• _Requirement_:
Give back, exactly as it appears, the run of lines opening with the one containing "Clone this chart" and closing with the one containing "const b = 7;". Nothing outside that run should appear.

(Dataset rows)
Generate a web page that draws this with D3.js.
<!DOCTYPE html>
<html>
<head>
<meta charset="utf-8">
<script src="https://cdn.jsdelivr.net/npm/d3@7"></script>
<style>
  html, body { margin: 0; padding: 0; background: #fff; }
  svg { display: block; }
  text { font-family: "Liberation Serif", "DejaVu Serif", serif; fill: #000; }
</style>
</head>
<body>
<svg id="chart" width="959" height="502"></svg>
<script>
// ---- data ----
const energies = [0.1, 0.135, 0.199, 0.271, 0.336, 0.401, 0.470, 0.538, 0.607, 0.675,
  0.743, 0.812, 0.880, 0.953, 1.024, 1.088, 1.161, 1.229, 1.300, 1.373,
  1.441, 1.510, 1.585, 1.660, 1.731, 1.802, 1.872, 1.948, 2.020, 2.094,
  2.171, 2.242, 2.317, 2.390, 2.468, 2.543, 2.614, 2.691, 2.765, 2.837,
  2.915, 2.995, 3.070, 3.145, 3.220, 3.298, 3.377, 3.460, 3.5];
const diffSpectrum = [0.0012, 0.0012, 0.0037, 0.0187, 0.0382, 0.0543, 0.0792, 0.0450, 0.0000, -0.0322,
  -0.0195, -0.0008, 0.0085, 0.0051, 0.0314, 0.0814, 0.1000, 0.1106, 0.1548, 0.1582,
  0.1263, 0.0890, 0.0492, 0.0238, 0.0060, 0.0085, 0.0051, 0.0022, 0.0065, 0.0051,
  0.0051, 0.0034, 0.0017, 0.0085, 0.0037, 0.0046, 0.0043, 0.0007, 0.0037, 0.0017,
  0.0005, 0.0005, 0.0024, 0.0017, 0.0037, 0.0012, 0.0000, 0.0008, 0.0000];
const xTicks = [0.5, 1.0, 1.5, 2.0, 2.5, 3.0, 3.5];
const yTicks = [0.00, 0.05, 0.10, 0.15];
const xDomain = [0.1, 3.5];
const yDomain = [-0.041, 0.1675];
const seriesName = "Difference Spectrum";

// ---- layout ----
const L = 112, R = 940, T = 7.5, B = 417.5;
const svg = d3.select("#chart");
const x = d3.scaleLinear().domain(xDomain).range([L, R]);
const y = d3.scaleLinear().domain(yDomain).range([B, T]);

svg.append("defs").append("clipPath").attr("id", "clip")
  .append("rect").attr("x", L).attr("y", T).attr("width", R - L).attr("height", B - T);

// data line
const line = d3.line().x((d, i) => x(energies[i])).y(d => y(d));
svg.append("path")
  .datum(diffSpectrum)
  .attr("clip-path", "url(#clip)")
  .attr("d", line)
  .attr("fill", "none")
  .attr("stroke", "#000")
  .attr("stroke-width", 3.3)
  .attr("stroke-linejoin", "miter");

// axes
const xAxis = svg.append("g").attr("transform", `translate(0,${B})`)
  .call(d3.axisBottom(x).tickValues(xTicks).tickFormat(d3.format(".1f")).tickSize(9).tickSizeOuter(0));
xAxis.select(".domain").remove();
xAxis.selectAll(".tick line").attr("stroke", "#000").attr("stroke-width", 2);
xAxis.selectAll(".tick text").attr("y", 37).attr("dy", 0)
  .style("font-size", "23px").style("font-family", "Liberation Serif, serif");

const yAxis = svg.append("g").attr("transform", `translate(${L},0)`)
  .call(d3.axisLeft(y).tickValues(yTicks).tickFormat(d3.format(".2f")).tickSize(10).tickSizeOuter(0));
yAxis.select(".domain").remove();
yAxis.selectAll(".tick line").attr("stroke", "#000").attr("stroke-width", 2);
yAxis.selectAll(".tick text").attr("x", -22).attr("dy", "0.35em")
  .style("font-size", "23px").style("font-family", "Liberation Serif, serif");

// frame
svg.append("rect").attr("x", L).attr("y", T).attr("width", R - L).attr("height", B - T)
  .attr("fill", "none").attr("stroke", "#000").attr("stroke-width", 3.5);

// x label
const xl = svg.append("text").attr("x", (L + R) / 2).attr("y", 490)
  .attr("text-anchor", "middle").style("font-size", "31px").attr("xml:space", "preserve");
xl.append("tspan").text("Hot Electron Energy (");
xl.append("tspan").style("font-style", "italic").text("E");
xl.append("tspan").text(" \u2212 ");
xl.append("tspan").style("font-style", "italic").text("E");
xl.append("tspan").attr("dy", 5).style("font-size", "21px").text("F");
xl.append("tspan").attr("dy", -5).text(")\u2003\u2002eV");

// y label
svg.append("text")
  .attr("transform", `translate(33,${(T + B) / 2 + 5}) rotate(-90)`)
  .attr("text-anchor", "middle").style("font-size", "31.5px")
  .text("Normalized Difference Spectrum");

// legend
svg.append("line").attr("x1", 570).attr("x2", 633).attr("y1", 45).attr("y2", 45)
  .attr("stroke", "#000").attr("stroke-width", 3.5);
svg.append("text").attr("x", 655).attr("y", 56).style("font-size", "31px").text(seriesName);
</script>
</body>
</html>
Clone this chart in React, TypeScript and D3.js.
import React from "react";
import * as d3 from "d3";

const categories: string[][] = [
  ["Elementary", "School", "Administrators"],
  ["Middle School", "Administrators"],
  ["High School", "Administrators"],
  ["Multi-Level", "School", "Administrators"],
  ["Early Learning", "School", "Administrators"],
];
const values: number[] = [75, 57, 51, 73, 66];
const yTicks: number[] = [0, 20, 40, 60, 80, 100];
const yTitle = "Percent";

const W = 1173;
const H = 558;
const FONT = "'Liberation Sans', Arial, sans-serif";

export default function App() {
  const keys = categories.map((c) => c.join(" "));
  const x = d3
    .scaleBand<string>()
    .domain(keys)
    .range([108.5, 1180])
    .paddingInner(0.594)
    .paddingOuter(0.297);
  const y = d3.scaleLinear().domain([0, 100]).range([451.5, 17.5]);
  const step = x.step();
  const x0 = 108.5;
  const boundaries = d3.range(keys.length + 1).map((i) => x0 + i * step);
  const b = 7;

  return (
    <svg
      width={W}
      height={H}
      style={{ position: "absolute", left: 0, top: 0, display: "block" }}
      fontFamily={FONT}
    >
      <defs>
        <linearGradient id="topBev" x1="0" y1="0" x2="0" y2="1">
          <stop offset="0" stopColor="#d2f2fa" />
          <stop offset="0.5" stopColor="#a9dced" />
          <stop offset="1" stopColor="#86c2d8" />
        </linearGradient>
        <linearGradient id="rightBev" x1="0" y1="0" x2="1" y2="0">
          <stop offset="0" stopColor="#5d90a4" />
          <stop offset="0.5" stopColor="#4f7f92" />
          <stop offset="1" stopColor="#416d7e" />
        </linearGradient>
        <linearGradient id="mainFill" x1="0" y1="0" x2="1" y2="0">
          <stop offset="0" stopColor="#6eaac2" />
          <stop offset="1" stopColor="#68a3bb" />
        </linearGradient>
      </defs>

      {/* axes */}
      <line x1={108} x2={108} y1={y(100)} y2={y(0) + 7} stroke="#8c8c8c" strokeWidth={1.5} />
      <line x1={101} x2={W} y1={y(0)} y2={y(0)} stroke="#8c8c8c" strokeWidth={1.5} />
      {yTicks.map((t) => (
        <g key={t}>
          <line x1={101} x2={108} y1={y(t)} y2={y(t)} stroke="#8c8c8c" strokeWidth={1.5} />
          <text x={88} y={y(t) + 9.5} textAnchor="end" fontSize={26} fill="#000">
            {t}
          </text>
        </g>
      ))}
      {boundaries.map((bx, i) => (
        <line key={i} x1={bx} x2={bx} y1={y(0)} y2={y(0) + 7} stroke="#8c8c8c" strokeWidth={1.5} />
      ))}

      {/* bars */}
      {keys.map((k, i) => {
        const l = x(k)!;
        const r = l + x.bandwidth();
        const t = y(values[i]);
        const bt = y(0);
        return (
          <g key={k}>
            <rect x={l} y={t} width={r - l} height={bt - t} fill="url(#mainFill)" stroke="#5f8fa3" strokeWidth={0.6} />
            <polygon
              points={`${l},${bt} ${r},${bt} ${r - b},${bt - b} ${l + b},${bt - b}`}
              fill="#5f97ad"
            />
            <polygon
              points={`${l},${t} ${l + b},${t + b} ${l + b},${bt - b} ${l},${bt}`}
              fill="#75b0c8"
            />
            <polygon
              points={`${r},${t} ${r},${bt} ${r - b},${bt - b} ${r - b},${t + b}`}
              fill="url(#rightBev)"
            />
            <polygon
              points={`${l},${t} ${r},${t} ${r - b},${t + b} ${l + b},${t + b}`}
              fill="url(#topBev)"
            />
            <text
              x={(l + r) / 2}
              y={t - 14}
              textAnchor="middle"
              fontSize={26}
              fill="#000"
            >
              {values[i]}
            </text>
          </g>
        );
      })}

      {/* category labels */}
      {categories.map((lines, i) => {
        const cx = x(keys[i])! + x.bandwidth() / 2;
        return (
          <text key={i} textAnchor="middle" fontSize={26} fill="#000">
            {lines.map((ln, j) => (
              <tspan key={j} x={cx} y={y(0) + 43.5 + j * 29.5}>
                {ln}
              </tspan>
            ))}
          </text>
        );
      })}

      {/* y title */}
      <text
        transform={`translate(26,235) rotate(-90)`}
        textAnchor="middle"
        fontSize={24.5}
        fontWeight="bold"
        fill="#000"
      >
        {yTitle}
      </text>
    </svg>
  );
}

• _Task response_:
Clone this chart in React, TypeScript and D3.js.
import React from "react";
import * as d3 from "d3";

const categories: string[][] = [
  ["Elementary", "School", "Administrators"],
  ["Middle School", "Administrators"],
  ["High School", "Administrators"],
  ["Multi-Level", "School", "Administrators"],
  ["Early Learning", "School", "Administrators"],
];
const values: number[] = [75, 57, 51, 73, 66];
const yTicks: number[] = [0, 20, 40, 60, 80, 100];
const yTitle = "Percent";

const W = 1173;
const H = 558;
const FONT = "'Liberation Sans', Arial, sans-serif";

export default function App() {
  const keys = categories.map((c) => c.join(" "));
  const x = d3
    .scaleBand<string>()
    .domain(keys)
    .range([108.5, 1180])
    .paddingInner(0.594)
    .paddingOuter(0.297);
  const y = d3.scaleLinear().domain([0, 100]).range([451.5, 17.5]);
  const step = x.step();
  const x0 = 108.5;
  const boundaries = d3.range(keys.length + 1).map((i) => x0 + i * step);
  const b = 7;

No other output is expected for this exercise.